[START]

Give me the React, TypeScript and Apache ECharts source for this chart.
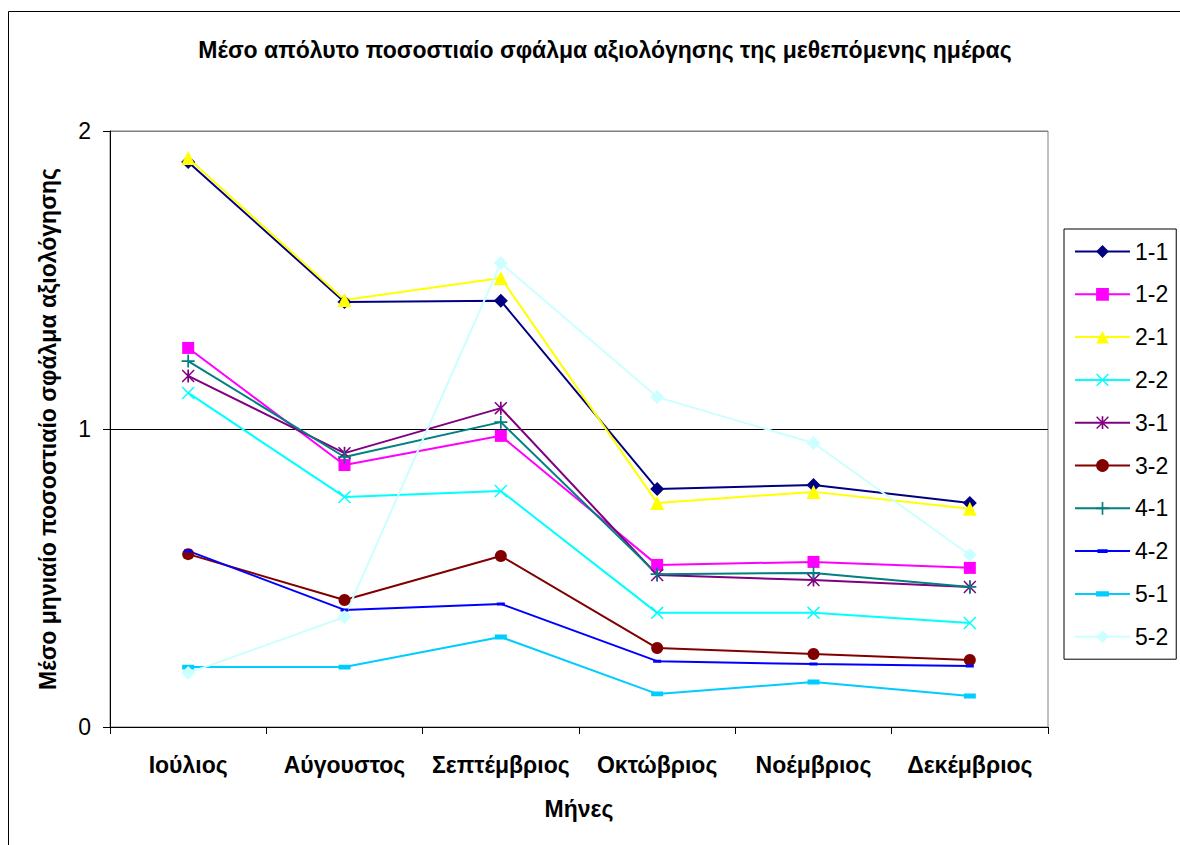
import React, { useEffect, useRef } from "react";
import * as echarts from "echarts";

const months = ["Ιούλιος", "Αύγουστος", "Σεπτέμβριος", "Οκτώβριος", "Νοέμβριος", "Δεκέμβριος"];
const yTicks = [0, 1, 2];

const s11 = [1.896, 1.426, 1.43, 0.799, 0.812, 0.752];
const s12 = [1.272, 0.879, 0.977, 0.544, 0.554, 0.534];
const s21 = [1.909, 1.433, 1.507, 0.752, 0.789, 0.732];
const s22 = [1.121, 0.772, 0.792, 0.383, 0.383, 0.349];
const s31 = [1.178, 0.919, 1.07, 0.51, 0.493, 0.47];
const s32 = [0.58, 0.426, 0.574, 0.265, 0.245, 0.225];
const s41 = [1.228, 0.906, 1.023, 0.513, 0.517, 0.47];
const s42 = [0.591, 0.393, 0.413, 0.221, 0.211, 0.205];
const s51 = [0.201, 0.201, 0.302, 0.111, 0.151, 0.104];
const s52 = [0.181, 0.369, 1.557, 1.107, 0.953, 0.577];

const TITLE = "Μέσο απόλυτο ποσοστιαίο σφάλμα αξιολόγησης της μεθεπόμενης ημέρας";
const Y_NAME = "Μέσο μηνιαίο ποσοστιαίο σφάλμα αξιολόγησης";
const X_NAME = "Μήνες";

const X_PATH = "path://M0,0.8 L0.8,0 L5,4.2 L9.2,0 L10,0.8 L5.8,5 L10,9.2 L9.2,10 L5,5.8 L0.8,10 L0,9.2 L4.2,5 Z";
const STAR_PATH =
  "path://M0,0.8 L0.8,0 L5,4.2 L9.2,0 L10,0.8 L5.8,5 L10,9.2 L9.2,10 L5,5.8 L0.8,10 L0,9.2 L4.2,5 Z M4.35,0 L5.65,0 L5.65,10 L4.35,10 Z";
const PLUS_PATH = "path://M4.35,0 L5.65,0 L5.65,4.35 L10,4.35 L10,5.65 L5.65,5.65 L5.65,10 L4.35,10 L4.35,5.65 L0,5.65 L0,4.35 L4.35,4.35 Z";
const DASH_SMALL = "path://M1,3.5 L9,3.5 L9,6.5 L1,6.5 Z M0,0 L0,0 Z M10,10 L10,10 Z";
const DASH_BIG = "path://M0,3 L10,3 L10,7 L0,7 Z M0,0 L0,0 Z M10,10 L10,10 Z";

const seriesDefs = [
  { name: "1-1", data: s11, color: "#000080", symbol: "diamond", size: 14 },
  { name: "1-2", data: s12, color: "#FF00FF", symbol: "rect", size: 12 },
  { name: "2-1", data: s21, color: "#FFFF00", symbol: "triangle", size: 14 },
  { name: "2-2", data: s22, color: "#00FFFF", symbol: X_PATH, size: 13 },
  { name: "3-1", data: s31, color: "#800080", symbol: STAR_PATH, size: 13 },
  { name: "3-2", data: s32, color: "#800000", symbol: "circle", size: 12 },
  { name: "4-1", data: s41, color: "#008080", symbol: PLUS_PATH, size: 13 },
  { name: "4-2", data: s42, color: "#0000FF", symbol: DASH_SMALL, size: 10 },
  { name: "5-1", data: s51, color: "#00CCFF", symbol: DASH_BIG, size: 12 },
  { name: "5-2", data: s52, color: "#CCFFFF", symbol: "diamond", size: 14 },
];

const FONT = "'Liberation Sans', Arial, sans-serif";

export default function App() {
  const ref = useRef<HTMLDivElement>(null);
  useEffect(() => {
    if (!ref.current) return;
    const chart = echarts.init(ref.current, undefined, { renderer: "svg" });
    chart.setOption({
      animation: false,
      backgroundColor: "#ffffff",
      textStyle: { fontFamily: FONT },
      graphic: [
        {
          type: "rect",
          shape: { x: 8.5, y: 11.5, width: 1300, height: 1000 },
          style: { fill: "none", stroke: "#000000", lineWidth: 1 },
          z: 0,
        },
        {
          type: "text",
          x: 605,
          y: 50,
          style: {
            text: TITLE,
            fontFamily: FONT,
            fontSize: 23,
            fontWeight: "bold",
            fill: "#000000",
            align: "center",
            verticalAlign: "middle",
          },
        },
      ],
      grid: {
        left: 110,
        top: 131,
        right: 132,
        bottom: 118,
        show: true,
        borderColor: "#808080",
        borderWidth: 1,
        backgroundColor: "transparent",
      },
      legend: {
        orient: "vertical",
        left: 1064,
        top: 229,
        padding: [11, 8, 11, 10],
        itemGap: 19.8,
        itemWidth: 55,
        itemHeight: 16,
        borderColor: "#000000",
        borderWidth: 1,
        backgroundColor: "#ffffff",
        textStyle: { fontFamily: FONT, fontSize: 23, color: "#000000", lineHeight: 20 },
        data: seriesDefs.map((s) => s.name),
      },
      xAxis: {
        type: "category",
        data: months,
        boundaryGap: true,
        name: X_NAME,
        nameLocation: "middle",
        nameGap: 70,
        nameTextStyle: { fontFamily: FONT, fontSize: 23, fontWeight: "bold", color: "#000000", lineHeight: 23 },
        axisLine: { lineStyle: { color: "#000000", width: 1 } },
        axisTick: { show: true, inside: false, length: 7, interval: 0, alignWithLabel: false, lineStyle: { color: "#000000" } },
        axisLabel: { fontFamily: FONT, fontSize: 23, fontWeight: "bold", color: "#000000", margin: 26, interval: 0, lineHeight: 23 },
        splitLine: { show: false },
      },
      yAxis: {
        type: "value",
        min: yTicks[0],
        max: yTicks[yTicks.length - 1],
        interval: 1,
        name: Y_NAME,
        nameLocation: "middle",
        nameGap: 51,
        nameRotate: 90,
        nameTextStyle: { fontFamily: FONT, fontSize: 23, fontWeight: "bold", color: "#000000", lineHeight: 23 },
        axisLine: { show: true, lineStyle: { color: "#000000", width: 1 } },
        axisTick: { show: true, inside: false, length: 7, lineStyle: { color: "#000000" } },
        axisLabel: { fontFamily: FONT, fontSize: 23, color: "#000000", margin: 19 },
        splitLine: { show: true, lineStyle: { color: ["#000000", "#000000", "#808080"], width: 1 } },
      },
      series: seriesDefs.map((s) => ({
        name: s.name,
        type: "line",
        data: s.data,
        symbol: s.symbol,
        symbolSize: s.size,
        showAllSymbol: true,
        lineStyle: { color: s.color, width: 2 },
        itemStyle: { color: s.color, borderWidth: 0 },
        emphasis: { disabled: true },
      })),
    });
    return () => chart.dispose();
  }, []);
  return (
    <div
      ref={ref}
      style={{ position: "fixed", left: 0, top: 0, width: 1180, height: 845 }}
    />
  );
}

[END]
[START]

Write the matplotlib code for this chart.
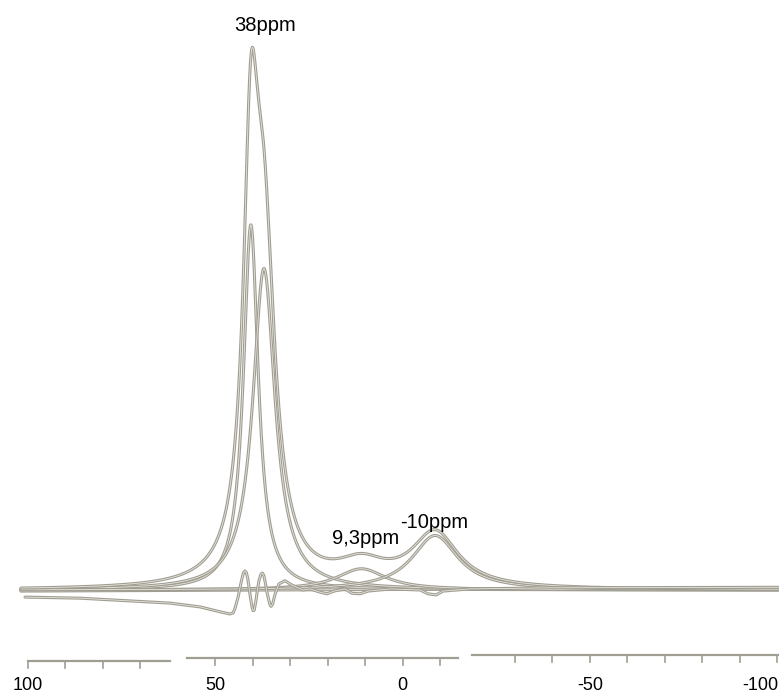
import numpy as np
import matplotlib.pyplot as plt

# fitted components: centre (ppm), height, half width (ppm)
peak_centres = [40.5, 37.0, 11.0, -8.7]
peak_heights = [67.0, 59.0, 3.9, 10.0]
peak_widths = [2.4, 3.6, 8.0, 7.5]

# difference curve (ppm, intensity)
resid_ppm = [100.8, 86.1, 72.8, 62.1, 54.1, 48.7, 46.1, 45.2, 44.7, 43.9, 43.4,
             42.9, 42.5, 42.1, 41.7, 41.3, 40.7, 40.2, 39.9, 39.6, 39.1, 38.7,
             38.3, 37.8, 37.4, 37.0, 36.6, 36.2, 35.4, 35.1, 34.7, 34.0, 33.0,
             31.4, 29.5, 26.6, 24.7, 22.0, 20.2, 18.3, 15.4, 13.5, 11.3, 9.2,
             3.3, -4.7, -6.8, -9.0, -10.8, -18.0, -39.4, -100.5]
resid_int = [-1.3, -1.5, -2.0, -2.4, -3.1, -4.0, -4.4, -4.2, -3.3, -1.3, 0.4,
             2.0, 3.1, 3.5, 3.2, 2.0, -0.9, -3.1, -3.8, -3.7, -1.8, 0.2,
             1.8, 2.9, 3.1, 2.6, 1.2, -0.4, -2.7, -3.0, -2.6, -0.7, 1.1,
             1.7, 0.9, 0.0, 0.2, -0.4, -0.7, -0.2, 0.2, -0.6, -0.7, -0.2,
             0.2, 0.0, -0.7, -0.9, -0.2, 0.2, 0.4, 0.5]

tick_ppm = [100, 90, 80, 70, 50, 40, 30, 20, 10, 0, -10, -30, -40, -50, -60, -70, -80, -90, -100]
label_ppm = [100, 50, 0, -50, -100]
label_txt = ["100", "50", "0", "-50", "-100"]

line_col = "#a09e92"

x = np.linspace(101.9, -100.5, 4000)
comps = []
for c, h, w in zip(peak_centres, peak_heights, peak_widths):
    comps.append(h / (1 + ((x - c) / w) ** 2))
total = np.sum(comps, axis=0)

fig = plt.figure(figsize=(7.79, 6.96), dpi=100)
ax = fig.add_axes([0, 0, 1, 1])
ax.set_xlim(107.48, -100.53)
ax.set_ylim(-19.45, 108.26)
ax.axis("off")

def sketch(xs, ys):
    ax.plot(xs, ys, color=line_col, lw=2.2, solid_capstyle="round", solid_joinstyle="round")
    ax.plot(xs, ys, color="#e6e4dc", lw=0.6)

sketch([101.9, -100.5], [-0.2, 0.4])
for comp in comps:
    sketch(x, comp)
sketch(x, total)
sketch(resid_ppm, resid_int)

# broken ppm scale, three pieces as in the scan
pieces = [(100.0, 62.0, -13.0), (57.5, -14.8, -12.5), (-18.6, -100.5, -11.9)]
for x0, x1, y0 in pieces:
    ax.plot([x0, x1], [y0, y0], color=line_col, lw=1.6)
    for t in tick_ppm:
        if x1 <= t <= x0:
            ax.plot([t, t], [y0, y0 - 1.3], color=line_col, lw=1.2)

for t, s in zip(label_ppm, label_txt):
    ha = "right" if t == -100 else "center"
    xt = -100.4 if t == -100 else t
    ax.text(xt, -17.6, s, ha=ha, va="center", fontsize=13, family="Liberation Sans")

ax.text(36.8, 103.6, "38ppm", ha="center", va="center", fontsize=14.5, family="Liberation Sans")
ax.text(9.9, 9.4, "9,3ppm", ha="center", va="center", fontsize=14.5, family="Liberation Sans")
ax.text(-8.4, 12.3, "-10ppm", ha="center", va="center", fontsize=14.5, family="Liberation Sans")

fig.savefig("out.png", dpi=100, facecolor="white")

[END]

§ **Problem**: Copy only the lines above from the one containing "Write the matplotlib code for this chart." through the one containing "peak_widths = [2.4, 3.6, 8.0, 7.5]", both included. Leave out the pictures.

§ **Task output**:
Write the matplotlib code for this chart.
import numpy as np
import matplotlib.pyplot as plt

# fitted components: centre (ppm), height, half width (ppm)
peak_centres = [40.5, 37.0, 11.0, -8.7]
peak_heights = [67.0, 59.0, 3.9, 10.0]
peak_widths = [2.4, 3.6, 8.0, 7.5]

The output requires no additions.